Pothier gives final exams much the way he teaches. He listens to students, asks them probing questions, encourages them to defend their own opinions. The exam takes the form of a 45-minute class discussion, with students reflecting on the most important things they learned throughout the semester.

"I have a teaching style where I want students to stand and be recognized and confident and know that their words are important, they have value, they have power, we've got to use them carefully, but you certainly have to have done your homework on whatever it is you want to talk about," Pothier said.

June 20 was Pothier's last day as a teacher after 30 years in the North Middlesex Regional School District.

After teaching science at Hawthorne Brook for 15 years, he switched to the high school. While at NMRHS, he has served as an assistant principal and chairman of the science department, but returned to a full teaching load because that is what he enjoyed best.

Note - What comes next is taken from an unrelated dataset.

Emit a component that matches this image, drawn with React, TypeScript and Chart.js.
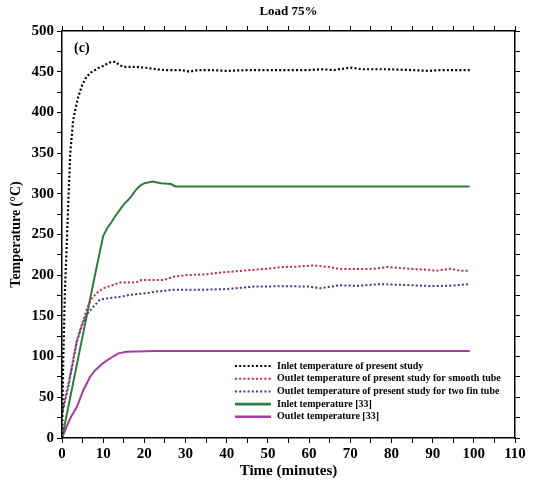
import { useEffect, useRef } from "react";
import { Chart, registerables } from "chart.js";

Chart.register(...registerables);

// ---- data ----
const inletPresentTime = [0, 0.3, 0.7, 1.1, 1.5, 2, 2.7, 3.5, 4, 5, 6, 7, 8, 9, 10, 11, 12, 13, 14, 15, 18, 20, 23, 25, 29, 31, 33, 36, 40, 45, 50, 55, 60, 63, 66, 70, 73, 79, 85, 89, 92, 95, 99];
const inletPresentTemp = [0, 95, 180, 232, 285, 350, 390, 410, 420, 435, 444, 449, 452, 455, 457, 460, 462, 462, 458, 456, 456, 455, 453, 452, 452, 450, 452, 452, 451, 452, 452, 452, 452, 453, 452, 455, 453, 453, 452, 451, 452, 452, 452];

const outletSmoothTime = [0, 0.7, 1.5, 2.4, 3.6, 4.4, 5, 6, 7, 8.4, 10, 12.4, 14, 18, 19.3, 24.6, 27, 30, 35, 40, 45, 50, 53, 57, 61, 65, 67.5, 73, 76, 79, 82, 85.3, 88, 91, 94.2, 96.6, 99];
const outletSmoothTemp = [31, 48, 65, 88, 120, 133, 142, 158, 170, 178, 184, 188, 191, 191, 194, 194, 198, 200, 201, 204, 206, 208, 210, 210.5, 212, 210, 207.5, 207.5, 208, 210, 209, 207.5, 207, 205.6, 208, 205.6, 205.6];

const outletFinTime = [0, 0.7, 1.5, 2.4, 3.6, 4.4, 5, 6, 7.6, 9.2, 11.7, 14.9, 16.5, 20.6, 23, 27, 33.5, 40, 46.5, 55, 60, 62.6, 67.5, 72, 77.2, 83, 89.4, 94, 99];
const outletFinTemp = [28, 45, 62, 86, 118, 131, 140, 152, 161, 170, 172, 174, 176, 178, 180, 182, 182, 183, 186, 186.5, 186, 184, 187.6, 187, 189, 188, 186.7, 187, 189];

const inletRefTime = [0, 2, 4, 6, 8, 10, 11, 12, 13, 14, 15, 16, 17, 18, 19, 20, 22, 24, 26.5, 27.5, 99];
const inletRefTemp = [0, 50, 100, 150, 200, 248, 258, 265, 273, 280, 287, 292, 298, 305, 310, 313, 315, 313, 312, 309, 309];

const outletRefTime = [0, 1.1, 2.2, 3.6, 5.2, 6.8, 8, 10, 11.7, 13.7, 15.7, 22.6, 99];
const outletRefTemp = [0, 14, 26, 38, 59, 75, 83, 92, 98, 104, 106, 107, 107];

const seriesLabels = [
  "Inlet temperature of present study",
  "Outlet temperature of present study for smooth tube",
  "Outlet temperature of present study for two fin tube",
  "Inlet temperature [33]",
  "Outlet temperature [33]",
];

const xMin = 0;
const xMax = 110;
const xStep = 5;
const xLabelStep = 10;
const yMin = 0;
const yMax = 500;
const yStep = 25;
const yLabelStep = 50;

const chartTitle = "Load 75%";
const panelLabel = "(c)";
const xTitle = "Time (minutes)";
const yTitle = "Temperature (°C)";

const FONT = "'Liberation Serif', 'Times New Roman', serif";

const pts = (t: number[], v: number[]) => t.map((x, i) => ({ x, y: v[i] }));

const legendPlugin = {
  id: "customLegend",
  afterDraw(chart: any) {
    const { ctx, chartArea } = chart;
    ctx.save();
    // panel label
    ctx.fillStyle = "#000";
    ctx.font = `bold 14px ${FONT}`;
    ctx.textBaseline = "middle";
    ctx.textAlign = "left";
    ctx.fillText(panelLabel, chartArea.left + 12, chartArea.top + 17);

    const x0 = chartArea.left + 173;
    const x1 = chartArea.left + 209;
    const tx = chartArea.left + 215;
    let y = chartArea.top + 335;
    const dy = 12.7;
    ctx.font = `bold 10px ${FONT}`;
    chart.data.datasets.forEach((ds: any) => {
      ctx.beginPath();
      ctx.strokeStyle = ds.borderColor;
      ctx.lineWidth = ds.legendWidth;
      ctx.setLineDash(ds.borderDash || []);
      ctx.moveTo(x0, y);
      ctx.lineTo(x1, y);
      ctx.stroke();
      ctx.setLineDash([]);
      ctx.fillStyle = "#000";
      ctx.fillText(ds.label, tx, y);
      y += dy;
    });
    ctx.restore();
  },
};

export default function App() {
  const ref = useRef<HTMLCanvasElement | null>(null);

  useEffect(() => {
    document.body.style.margin = "0";
    if (!ref.current) return;
    const tickFont = { family: FONT, size: 15, weight: "bold" as const };
    const gridOpts = {
      drawOnChartArea: false,
      drawTicks: true,
      tickLength: 5,
      color: "#000",
      lineWidth: 1,
    };
    const borderOpts = { display: true, color: "#000", width: 1.5 };

    const chart = new Chart(ref.current, {
      type: "line",
      data: {
        datasets: [
          {
            label: seriesLabels[0],
            data: pts(inletPresentTime, inletPresentTemp),
            borderColor: "#000000",
            borderWidth: 2.2,
            borderDash: [2, 2.2],
            legendWidth: 2.2,
          },
          {
            label: seriesLabels[1],
            data: pts(outletSmoothTime, outletSmoothTemp),
            borderColor: "#c0283c",
            borderWidth: 2,
            borderDash: [2, 2.2],
            legendWidth: 2,
          },
          {
            label: seriesLabels[2],
            data: pts(outletFinTime, outletFinTemp),
            borderColor: "#343c96",
            borderWidth: 2,
            borderDash: [2, 2.2],
            legendWidth: 2,
          },
          {
            label: seriesLabels[3],
            data: pts(inletRefTime, inletRefTemp),
            borderColor: "#2f7d3c",
            borderWidth: 2,
            legendWidth: 2.6,
          },
          {
            label: seriesLabels[4],
            data: pts(outletRefTime, outletRefTemp),
            borderColor: "#a83c9e",
            borderWidth: 2,
            legendWidth: 2.6,
          },
        ] as any,
      },
      options: {
        animation: false,
        responsive: false,
        devicePixelRatio: 1,
        parsing: true,
        layout: { padding: 0 },
        elements: { point: { radius: 0 }, line: { tension: 0, fill: false } },
        plugins: {
          legend: { display: false },
          tooltip: { enabled: false },
          title: {
            display: true,
            text: chartTitle,
            fullSize: false,
            color: "#000",
            font: { family: FONT, size: 13, weight: "bold" },
            padding: { top: 4, bottom: 0 },
          },
        },
        scales: {
          x: {
            type: "linear",
            position: "bottom",
            min: xMin,
            max: xMax,
            ticks: {
              stepSize: xStep,
              autoSkip: false,
              maxRotation: 0,
              color: "#000",
              font: tickFont,
              padding: 2,
              callback: (v: any) => (Number(v) % xLabelStep === 0 ? String(v) : ""),
            },
            grid: gridOpts,
            border: borderOpts,
            title: {
              display: true,
              text: xTitle,
              color: "#000",
              font: { family: FONT, size: 15, weight: "bold" },
              padding: { top: 0, bottom: 9 },
            },
            afterFit: (s: any) => {
              s.height = 51;
            },
          },
          x2: {
            type: "linear",
            position: "top",
            min: xMin,
            max: xMax,
            ticks: { stepSize: xStep, display: false },
            grid: gridOpts,
            border: borderOpts,
            afterFit: (s: any) => {
              s.height = 11.4;
            },
          },
          y: {
            type: "linear",
            position: "left",
            min: yMin,
            max: yMax,
            ticks: {
              stepSize: yStep,
              autoSkip: false,
              color: "#000",
              font: tickFont,
              padding: 3,
              callback: (v: any) => (Number(v) % yLabelStep === 0 ? String(v) : ""),
            },
            grid: gridOpts,
            border: borderOpts,
            title: {
              display: true,
              text: yTitle,
              color: "#000",
              font: { family: FONT, size: 14, weight: "bold" },
              padding: { top: 8, bottom: 0 },
            },
            afterFit: (s: any) => {
              s.width = 62;
            },
          },
          y2: {
            type: "linear",
            position: "right",
            min: yMin,
            max: yMax,
            ticks: { stepSize: yStep, display: false },
            grid: gridOpts,
            border: borderOpts,
            afterFit: (s: any) => {
              s.width = 18;
            },
          },
        },
      } as any,
      plugins: [legendPlugin],
    });
    return () => chart.destroy();
  }, []);

  return (
    <div style={{ position: "absolute", left: 0, top: 0, width: 533, height: 489, background: "#fff" }}>
      <canvas ref={ref} width={533} height={489} style={{ width: 533, height: 489 }} />
    </div>
  );
}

"I really wanted to do my last few years what I got into the profession to do, and that's work with kids," he said.

Now he teaches three elective courses that he created himself -- science of natural disasters, astroscience and astroscience 2.

His interest in science stems from a Carl Sagan book his father bought him to read during an illness as a high school student.

"I said there's so much out there that can be understood if you just study it and get an education. And so from that point on, I simply wanted to know more," he said.

Pothier lives in West Townsend with his wife, Jan Pothier, a longtime NMRSD English teacher who retired last year. They have one daughter who is now a teacher herself, and according to Pothier, a better teacher than he's ever been.

He said he thinks he has succeeded in being a teacher who helps students to grow as students and as people.

"As long as you're reasonable with your expectations, if you set high standards kids will respond, and it feels really good to see kids grow up in your midst. And then you know you've made them stronger before they leave. That's what I remember from my very best teachers and that's just the kind of teacher I wanted to be," he said.

Many of his students said they appreciated his teaching style, which taught them more than reading textbooks and taking multiple choice tests ever could have.

"I feel like he respects us a lot more than most teachers do," said science of natural disasters student Becky Fournier. "I'm a junior and a lot of teachers treat us like freshmen, but he treats us like we're mature and I think that made me more mature. I'm not expecting the easy way out."

Freshman Matt Landino said Pothier's teaching style was unique.

"Most teachers teach you what to think. He teaches us how to think, and I respect that," Landino said.

Pothier said he would miss working with his colleagues, who work tirelessly to help students succeed.

"When I entered this school district, I just recognized there were a whole bunch of people that were committed to making kids as strong and as confident as they could be," he said. "It's always been a challenging, rigorous district."

While he plans to spend much of his free time after retirement with his grandson, he also hopes to come back as a guest speaker in science classes or volunteer as a tutor for the school district.

He said the thing he will miss most is his day-to-day interactions with students, and seeing their growth from a freshman year science course to graduation day.

"I'm going to miss getting another generation of students not just interested in science, because honestly, it goes way beyond that. I just tell them I want to help you become the person you're meant to be," he said.